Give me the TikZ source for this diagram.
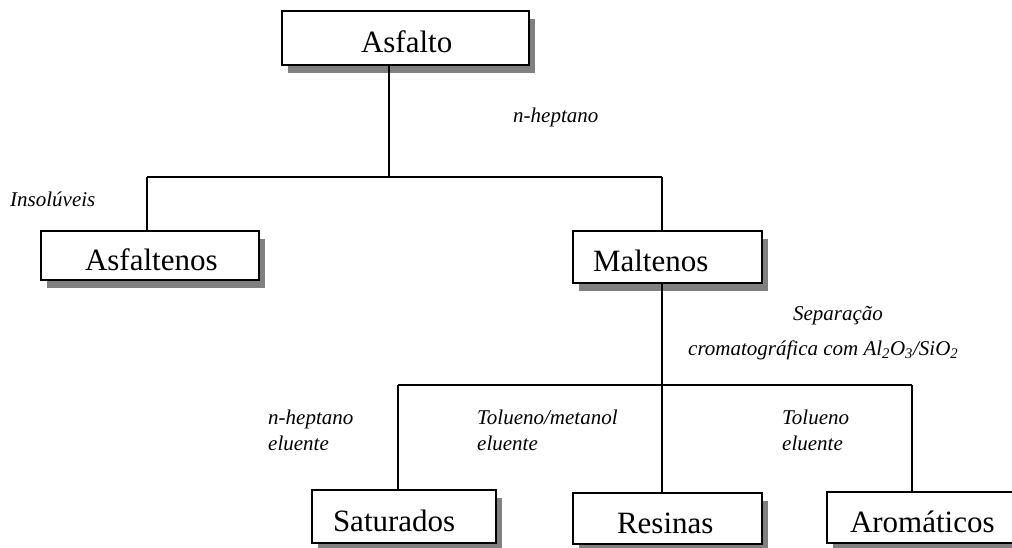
\documentclass[tikz,border=0pt]{standalone}
\usepackage{fontspec}
\setmainfont{Liberation Serif}
\usetikzlibrary{shadows}
\tikzset{
  box/.style={draw=black, line width=1.6pt, fill=white, inner sep=0pt,
    text height=30pt, text depth=0pt, align=left,
    font=\fontsize{31}{36}\selectfont,
    drop shadow={shadow xshift=6pt, shadow yshift=-8pt, fill=black!50, opacity=1}},
  lbl/.style={inner sep=0pt, anchor=base west, align=left,
    font=\fontsize{21}{26}\selectfont\itshape},
  conn/.style={line width=1.3pt},
  thick conn/.style={line width=2.2pt}
}
\begin{document}
\begin{tikzpicture}[x=1pt,y=-1pt]
\useasboundingbox (0,0) rectangle (1012,548);
% boxes
\node[box, text width=247pt, minimum height=54pt] (asf) at (405.5,38) {\hspace*{79pt}Asfalto};
\node[box, text width=218pt, minimum height=49pt] (asfn) at (150,255.5) {\hspace*{44pt}Asfaltenos};
\node[box, text width=189pt, minimum height=52pt] (malt) at (667.5,257) {\hspace*{20pt}Maltenos};
\node[box, text width=184pt, minimum height=53pt] (sat) at (404,516.5) {\hspace*{21pt}Saturados};
\node[box, text width=189pt, minimum height=51pt] (res) at (667.5,518.5) {\hspace*{44pt}Resinas};
\node[box, text width=190pt, minimum height=51pt] (aro) at (922,517.5) {\hspace*{23pt}Aromáticos};
% junctions
\coordinate (j1) at (389,177);
\coordinate (jl) at (147,177);
\coordinate (jr) at (662,177);
\coordinate (j2) at (662,410);
\coordinate (k1) at (398,385);
\coordinate (k2) at (662,385);
\coordinate (k3) at (912,385);
% connectors
\draw[line width=1.8pt] (asf.south -| j1) -- (j1);
\draw[conn] (jl) -- (jr);
\draw[conn] (jl) -- (asfn.north -| jl);
\draw[conn] (jr) -- (malt.north -| jr);
\draw[thick conn] (malt.south -| j2) -- (j2);
\draw[conn] (k1) -- (k3);
\draw[conn] (k1) -- (sat.north -| k1);
\draw[conn] (k2) -- (res.north -| k2);
\draw[conn] (k3) -- (aro.north -| k3);
% labels
\node[lbl] (l1) at (513,123) {n-heptano};
\node[lbl] (l2) at (10,207) {Insolúveis};
\node[lbl, anchor=base] (l3) at (838,320) {Separação};
\node[lbl] (l4) at (688,355) {cromatográfica com Al\textsubscript{2}O\textsubscript{3}/SiO\textsubscript{2}};
\node[lbl] (l5) at (268,450) {n-heptano\\eluente};
\node[lbl] (l6) at (477,450) {Tolueno/metanol\\eluente};
\node[lbl] (l7) at (782,450) {Tolueno\\eluente};
\end{tikzpicture}
\end{document}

====================

### Work required
Reproduce the material in its entirety and word for word, without the pictures.

### Final result
Give me the TikZ source for this diagram.
\documentclass[tikz,border=0pt]{standalone}
\usepackage{fontspec}
\setmainfont{Liberation Serif}
\usetikzlibrary{shadows}
\tikzset{
  box/.style={draw=black, line width=1.6pt, fill=white, inner sep=0pt,
    text height=30pt, text depth=0pt, align=left,
    font=\fontsize{31}{36}\selectfont,
    drop shadow={shadow xshift=6pt, shadow yshift=-8pt, fill=black!50, opacity=1}},
  lbl/.style={inner sep=0pt, anchor=base west, align=left,
    font=\fontsize{21}{26}\selectfont\itshape},
  conn/.style={line width=1.3pt},
  thick conn/.style={line width=2.2pt}
}
\begin{document}
\begin{tikzpicture}[x=1pt,y=-1pt]
\useasboundingbox (0,0) rectangle (1012,548);
% boxes
\node[box, text width=247pt, minimum height=54pt] (asf) at (405.5,38) {\hspace*{79pt}Asfalto};
\node[box, text width=218pt, minimum height=49pt] (asfn) at (150,255.5) {\hspace*{44pt}Asfaltenos};
\node[box, text width=189pt, minimum height=52pt] (malt) at (667.5,257) {\hspace*{20pt}Maltenos};
\node[box, text width=184pt, minimum height=53pt] (sat) at (404,516.5) {\hspace*{21pt}Saturados};
\node[box, text width=189pt, minimum height=51pt] (res) at (667.5,518.5) {\hspace*{44pt}Resinas};
\node[box, text width=190pt, minimum height=51pt] (aro) at (922,517.5) {\hspace*{23pt}Aromáticos};
% junctions
\coordinate (j1) at (389,177);
\coordinate (jl) at (147,177);
\coordinate (jr) at (662,177);
\coordinate (j2) at (662,410);
\coordinate (k1) at (398,385);
\coordinate (k2) at (662,385);
\coordinate (k3) at (912,385);
% connectors
\draw[line width=1.8pt] (asf.south -| j1) -- (j1);
\draw[conn] (jl) -- (jr);
\draw[conn] (jl) -- (asfn.north -| jl);
\draw[conn] (jr) -- (malt.north -| jr);
\draw[thick conn] (malt.south -| j2) -- (j2);
\draw[conn] (k1) -- (k3);
\draw[conn] (k1) -- (sat.north -| k1);
\draw[conn] (k2) -- (res.north -| k2);
\draw[conn] (k3) -- (aro.north -| k3);
% labels
\node[lbl] (l1) at (513,123) {n-heptano};
\node[lbl] (l2) at (10,207) {Insolúveis};
\node[lbl, anchor=base] (l3) at (838,320) {Separação};
\node[lbl] (l4) at (688,355) {cromatográfica com Al\textsubscript{2}O\textsubscript{3}/SiO\textsubscript{2}};
\node[lbl] (l5) at (268,450) {n-heptano\\eluente};
\node[lbl] (l6) at (477,450) {Tolueno/metanol\\eluente};
\node[lbl] (l7) at (782,450) {Tolueno\\eluente};
\end{tikzpicture}
\end{document}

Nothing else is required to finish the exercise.